Promenades estivales 2 – Les expositions permanentes : Regarder de biais pour mieux voir 25 juillet, 2011
Posté par francolec dans : Arts visuels,Bloemaert,blogue exposition,blogue muséologie,Derain,Exposition permanente,Gainsborough,Histoire de l'art,Matisse,Musée des Beaux-Arts de Montréal,Peschier,Van Mol , ajouter un commentaireLa visite d’une exposition permanente n’apporte pas seulement le plaisir de voir défiler l’histoire de l’art à travers les tableaux d’œuvres grandes ou modestes des grands noms du panthéon artistique occidental. On ne peut se plaindre de voir des Matisse (Portrait au visage rose et bleu), un Picasso (Étreinte), un Karel Appel (Portrait de Sir Robert Read), et plusieurs autres noms bien connus de la révolution artistique du 20e siècle, sans oublier les Hurtubise et autres œuvres de la collection contemporaine ma foi très stimulante de la collection permanente du Musée des Beaux-Arts.
À mon avis, le véritable plaisir d’une fréquentation plus assidue de la permanente est de laisser le regard se perdre, comme ses pensées, dans les fonds des paysages, les détails, la manière, la couleur, la pose et l’expression, toutes choses qui ne se donnent pas à voir au premier coup d’œil d’ensemble, encore moins lorsque les tableaux ou les peintres n’ont pas reçu l’auréole de la sainteté plastique accordée aux vedettes mondialisées du pinceau.
Ainsi, on arrive à retrouver dans un Gainsborough, un coup de pinceau étonnamment moderne (un portrait du 18e siècle dont j’ai omis de noter le titre).
Ou s’ébahir devant la carnation onctueuse d’un christ déposé de sa croix (Pieter Van Mol, La déposition)
Ou s’accrocher aux fins détails du tableau moraliste (Vanité) d’un peintre inconnu (pour moi) du 17e siècle, N.L.Peschier, qui évoque les tableaux hyperréalistes actuels, des collages ou même des installations contemporaines. Ou bien, trouver d’étonnantes correspondances esthétiques entre un tableau baroque d’Abraham Bloemaert du 17e siècle (Rentrée de la moisson) et le célèbre Déjeuner sur l’herbe de Manet (années 1860), tant dans la pose que dans la composition du tableau (je vous laisse en juger).

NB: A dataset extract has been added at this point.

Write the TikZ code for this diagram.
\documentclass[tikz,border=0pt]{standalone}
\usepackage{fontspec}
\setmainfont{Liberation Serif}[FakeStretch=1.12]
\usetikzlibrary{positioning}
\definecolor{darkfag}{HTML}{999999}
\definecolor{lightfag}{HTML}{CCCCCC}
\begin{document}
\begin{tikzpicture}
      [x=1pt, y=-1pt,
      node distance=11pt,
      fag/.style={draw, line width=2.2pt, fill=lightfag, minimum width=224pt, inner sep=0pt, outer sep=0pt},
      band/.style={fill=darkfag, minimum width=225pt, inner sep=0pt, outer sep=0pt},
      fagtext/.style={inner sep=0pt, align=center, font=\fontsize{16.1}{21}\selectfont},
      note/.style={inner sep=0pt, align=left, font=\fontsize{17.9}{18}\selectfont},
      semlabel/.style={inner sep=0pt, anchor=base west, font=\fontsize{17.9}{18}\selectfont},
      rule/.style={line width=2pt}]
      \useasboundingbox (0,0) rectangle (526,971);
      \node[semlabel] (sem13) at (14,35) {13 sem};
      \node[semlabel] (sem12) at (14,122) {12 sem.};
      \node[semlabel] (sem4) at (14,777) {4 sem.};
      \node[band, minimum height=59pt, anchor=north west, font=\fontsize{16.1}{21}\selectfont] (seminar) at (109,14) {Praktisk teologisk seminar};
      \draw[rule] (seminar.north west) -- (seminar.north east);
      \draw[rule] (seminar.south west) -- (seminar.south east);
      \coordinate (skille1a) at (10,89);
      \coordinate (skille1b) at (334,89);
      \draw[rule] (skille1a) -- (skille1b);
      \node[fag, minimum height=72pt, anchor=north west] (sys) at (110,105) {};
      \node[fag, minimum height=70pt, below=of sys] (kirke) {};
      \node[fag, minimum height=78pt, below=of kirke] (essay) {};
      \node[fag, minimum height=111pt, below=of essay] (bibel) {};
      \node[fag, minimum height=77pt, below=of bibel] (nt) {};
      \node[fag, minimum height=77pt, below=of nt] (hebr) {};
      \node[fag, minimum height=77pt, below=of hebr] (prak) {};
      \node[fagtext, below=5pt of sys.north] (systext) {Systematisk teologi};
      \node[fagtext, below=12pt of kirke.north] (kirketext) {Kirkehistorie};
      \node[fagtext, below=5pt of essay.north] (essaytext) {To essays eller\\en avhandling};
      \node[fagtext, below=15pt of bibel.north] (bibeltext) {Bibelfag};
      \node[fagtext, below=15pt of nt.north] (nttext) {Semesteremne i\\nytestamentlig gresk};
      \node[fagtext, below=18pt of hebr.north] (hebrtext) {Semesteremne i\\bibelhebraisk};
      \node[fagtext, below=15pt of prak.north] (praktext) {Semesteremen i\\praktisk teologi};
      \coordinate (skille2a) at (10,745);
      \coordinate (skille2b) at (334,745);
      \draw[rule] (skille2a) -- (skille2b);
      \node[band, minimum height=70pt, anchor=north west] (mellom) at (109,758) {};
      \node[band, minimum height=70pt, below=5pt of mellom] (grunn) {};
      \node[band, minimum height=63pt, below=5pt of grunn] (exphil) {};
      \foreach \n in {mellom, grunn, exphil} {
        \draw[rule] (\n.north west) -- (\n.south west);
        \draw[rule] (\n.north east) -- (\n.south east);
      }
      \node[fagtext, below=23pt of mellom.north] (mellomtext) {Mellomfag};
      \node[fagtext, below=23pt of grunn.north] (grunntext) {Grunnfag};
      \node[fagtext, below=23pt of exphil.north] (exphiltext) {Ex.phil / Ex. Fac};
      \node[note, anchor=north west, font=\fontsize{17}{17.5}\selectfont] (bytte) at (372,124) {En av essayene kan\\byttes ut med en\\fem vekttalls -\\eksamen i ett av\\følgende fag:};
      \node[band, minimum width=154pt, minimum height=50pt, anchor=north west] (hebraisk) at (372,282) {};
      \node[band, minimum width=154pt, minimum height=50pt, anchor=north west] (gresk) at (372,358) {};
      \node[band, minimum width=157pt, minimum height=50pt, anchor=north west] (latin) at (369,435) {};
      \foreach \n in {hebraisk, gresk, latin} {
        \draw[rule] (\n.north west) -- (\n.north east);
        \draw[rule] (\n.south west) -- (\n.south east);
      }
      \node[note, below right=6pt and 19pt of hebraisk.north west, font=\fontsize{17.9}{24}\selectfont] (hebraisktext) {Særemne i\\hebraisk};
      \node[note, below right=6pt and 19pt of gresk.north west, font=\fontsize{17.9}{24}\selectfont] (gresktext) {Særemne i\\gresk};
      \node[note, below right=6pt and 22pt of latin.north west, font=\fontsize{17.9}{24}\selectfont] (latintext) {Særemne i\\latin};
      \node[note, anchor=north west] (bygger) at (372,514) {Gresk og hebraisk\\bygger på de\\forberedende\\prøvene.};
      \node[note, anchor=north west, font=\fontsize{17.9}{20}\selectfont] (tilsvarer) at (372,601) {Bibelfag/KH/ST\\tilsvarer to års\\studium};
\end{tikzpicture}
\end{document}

La gratuité permanente de la permanente, c’est donc la possibilité de se laisser dériver doucement, à répétition, sans obligation de consommer les œuvres qu’on nous donne à voir temporairement et qu’il faut voir absolument, nous dit-on, avec tout qu’on nous en dit. On peut se laisser simplement regarder de biais petits et grands tableaux pour mieux voir, pour se mieux voir, pour nous mieux voir comme société créatrice de modes et chercheuse de nouveautés à tout prix. Parfois, cette nouveauté était déjà apparue, comme figurante, incognito et …de biais.